Cultural training in programming: the pitfall of the Stack Overflow phenomenon
A little story on cultural training: grandma’s ham
A couple of years ago I once read a fictional story on a book that resonated so much with me that I could never forget it.
It talked about a family event where a husband and his wife were in their kitchen and he was sitting at the table reading the newspaper while she prepared a ham for dinner.
At some point, he observed that she was cutting off about one inch from either end of the ham and then he asked: “Why are you doing that? that’s such a waste of good ham!” to which she promptly responded: “that’s the way my mom has always prepared it”. When he asked why her mom used to do that, the wife simply didn’t know the answer.
Now in the search for it, she called her mom to ask: “Mom, why do you cut the ends of the ham off?”. “Well, because that’s the way my mom used to do it”.
Though the wife’s grandma had passed away, her grandpa was still alive. Still without the answer, she then called him to ask: “Grandpa, would you know why my grandma used to cut the ends off of the ham?” He was silent for a moment and then replied, “Well, she used to do that so the ham could fit in the baking pan.”

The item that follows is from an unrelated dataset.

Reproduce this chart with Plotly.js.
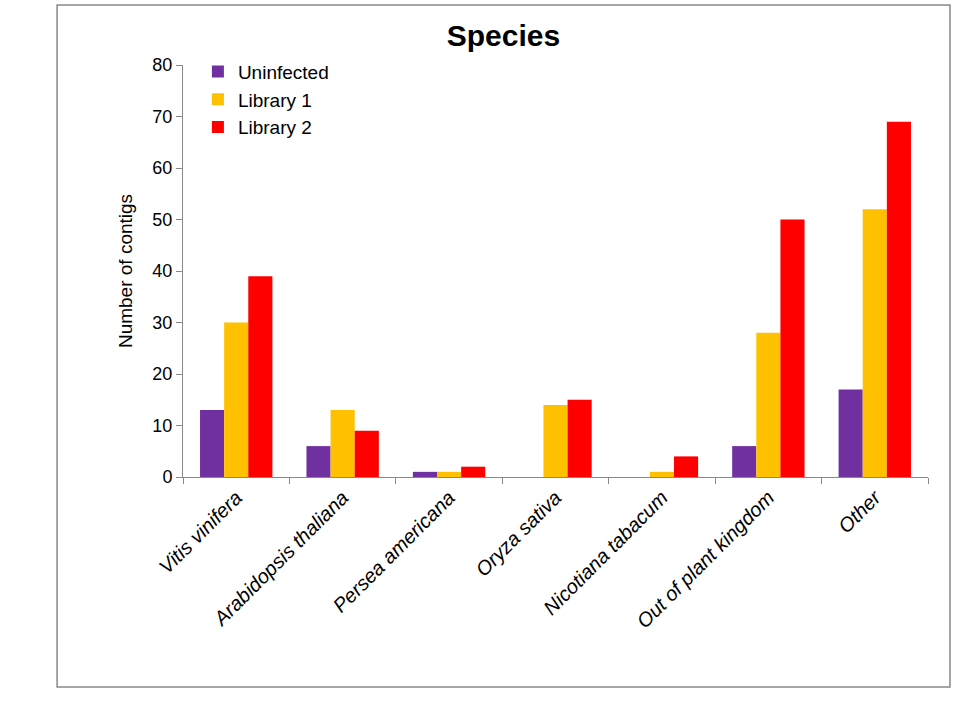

This story illustrates what is often called cultural training which is when one generation (or employee) teaches or passes down a process or knowledge to another.
Stack Overflow: cultural training at scale
If you’re a software engineer or have interacted with them for long enough, you’ve probably heard of Stack Overflow at least once in your life.
Jeff and Joel giving a speech one year after the website’s launch (2009)
Created in 2008 by Jeff Atwood and Joel Spolsky (the same guy that created Trello, which I wrote about on my previous post), it’s a question and answer website for programmers to post about programming languages, problems and general issues.
As of January 2019, the platform had reached over 10 million registered users and it exceeded 16 million questions in mid 2018.
Given these absurd numbers, you can quickly realize the impact it’s had in the life of millions of programmers around the globe, becoming one of the most used tools used for helping to solve tough day-to-day questions and problems that are very common in the life of a software engineer.
But as the popular Peter Parker proverb states, with great power comes great responsibility. Now 11 years after its launch, it seems like the responsibility aspect of it is starting to catch up. The evidence is this article I stumbled upon recently that mentioned that the most copied Stack Overflow snippet of all time is flawed.
The answer to the the question “how do you print a byte count in a human readable format” or “how do you format something like 123,456,789 bytes as ‘123.5 MB’?” had been copied and embedded in more than 6,000 GitHub Java projects (!)…and it contained a bug. The admission came 9 years later from the author of the snippet itself, Andreas Lundblad, a Java developer at Palantir.
Now imagine that instead of a simple flaw, this snippet exposed some vulnerability that would put the application at risk?
That comes to show something I consider a recent phenomenon in our profession: it seems that a lot of us have become bound to simply replicate code or patterns without giving it a second thought or analysis, imitating exactly the same behavior of the fictional wife preparing the ham from the story above. In order to break that cycle, I’d argue that a simple way would be to willingly force ourselves to start using the word why more often.
Escaping the blind replication trap: always ask why
I’ve always been a curious kid and soon have learned that in order to undersand something the best way, I’d have to ask myself why things are the way they are. I confess, though, that this is not always a self-conscious thought process that I go through for every thing I do in life, but it certainly is reinforced whenever I sit down to write code or design a solution to a problem.
Furthermore, one common thing I’ve seen a lot outside of the Stack Overflow example, is in large codebases where things were written a certain way and new developers tend to believe that since something is written or architected like that, then things should simply be replicated without questioning.
During my own journey, I’ve constantly tried to train myself to stop whenever I’m about to replicate a pattern, a snippet or a certain way of doing things, and ask: “why am I doing it that way?”. If I can structure my answer around a solid reason through at least some examination, then I feel like I can proceed. That has proven to help me build my confidence in the very early stages of my career and until today has kept me challenging myself to see things on a different light.